WRITTEN TASK: Everything from the first line of the data through the line with "import plotly.graph_objects as go" is to be echoed exactly, minus the pictures.
◆ ◆ ◆ ◆
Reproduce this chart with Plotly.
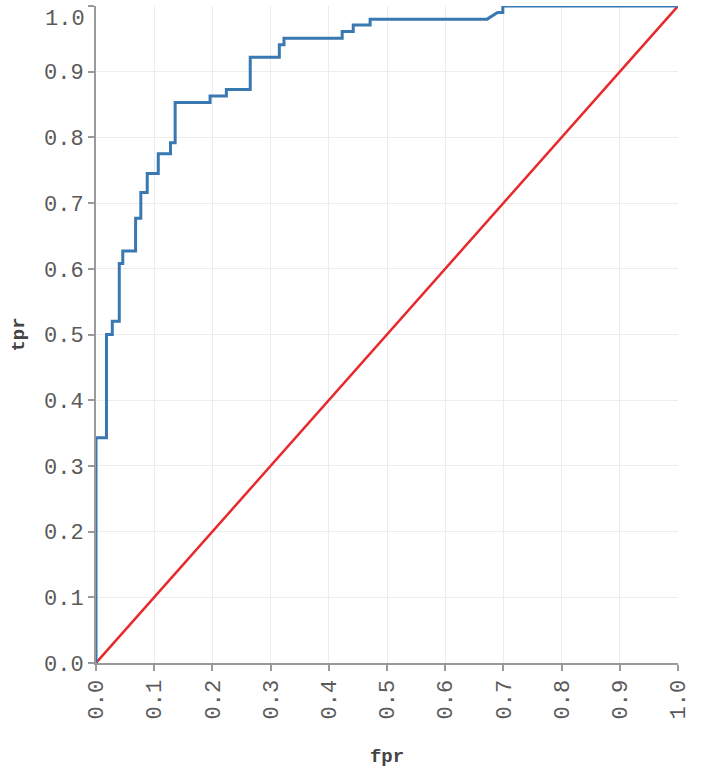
import plotly.graph_objects as go

# ROC curve corner points
fpr = [0, 0, 0.018, 0.018, 0.028, 0.028, 0.040, 0.040, 0.046, 0.046,
       0.068, 0.068, 0.077, 0.077, 0.088, 0.088, 0.107, 0.107, 0.128, 0.128,
       0.136, 0.136, 0.196, 0.196, 0.224, 0.224, 0.265, 0.265, 0.315, 0.315,
       0.323, 0.323, 0.423, 0.423, 0.442, 0.442, 0.471, 0.471, 0.672, 0.690,
       0.699, 0.699, 1.0]
tpr = [0, 0.343, 0.343, 0.500, 0.500, 0.520, 0.520, 0.608, 0.608, 0.627,
       0.627, 0.677, 0.677, 0.716, 0.716, 0.745, 0.745, 0.775, 0.775, 0.792,
       0.792, 0.853, 0.853, 0.863, 0.863, 0.873, 0.873, 0.922, 0.922, 0.941,
       0.941, 0.951, 0.951, 0.961, 0.961, 0.971, 0.971, 0.980, 0.980, 0.990,
       0.990, 1.0, 1.0]

# chance diagonal
diag_x = [0.0, 1.0]
diag_y = [0.0, 1.0]

tick_vals = [0.0, 0.1, 0.2, 0.3, 0.4, 0.5, 0.6, 0.7, 0.8, 0.9, 1.0]
tick_text = ["0.0", "0.1", "0.2", "0.3", "0.4", "0.5", "0.6", "0.7", "0.8", "0.9", "1.0"]

FONT = "Liberation Mono"
TICKFONT = dict(family=FONT, size=22, color="#5a5a5a")

fig = go.Figure()
fig.add_trace(go.Scatter(x=diag_x, y=diag_y, mode="lines",
                         line=dict(color="#e8282b", width=2.5),
                         showlegend=False, hoverinfo="skip"))
fig.add_trace(go.Scatter(x=fpr, y=tpr, mode="lines",
                         line=dict(color="#3a78b2", width=3),
                         showlegend=False))

axis_common = dict(
    range=[0, 1],
    tickvals=tick_vals,
    showgrid=True,
    gridcolor="#ececec",
    gridwidth=1,
    zeroline=False,
    showline=True,
    linecolor="#9a9a9a",
    linewidth=2,
    ticks="outside",
    ticklen=6,
    tickcolor="#9a9a9a",
    tickwidth=1.5,
    tickfont=TICKFONT,
)

# top y label is drawn as an annotation (nudged below the plot top, as in the reference)
y_ticktext = tick_text[:-1] + [""]

fig.update_layout(
    width=708,
    height=771,
    margin=dict(l=96, r=30, t=6, b=108),
    paper_bgcolor="white",
    plot_bgcolor="white",
    xaxis=dict(**axis_common, ticktext=tick_text, tickangle=-90,
               title=dict(text="fpr", standoff=30,
                          font=dict(family=FONT, size=19, color="#444", weight="bold"))),
    yaxis=dict(**axis_common, ticktext=y_ticktext,
               title=dict(text="tpr", standoff=14,
                          font=dict(family=FONT, size=19, color="#444", weight="bold"))),
)
fig.add_annotation(x=0, xref="paper", y=tick_vals[-1], yref="y",
                   text=tick_text[-1], showarrow=False,
                   xanchor="right", yanchor="middle", xshift=-9, yshift=-13,
                   font=TICKFONT)

fig.write_html("out.html")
◆ ◆ ◆ ◆
SOLVED EXERCISE:
Reproduce this chart with Plotly.
import plotly.graph_objects as go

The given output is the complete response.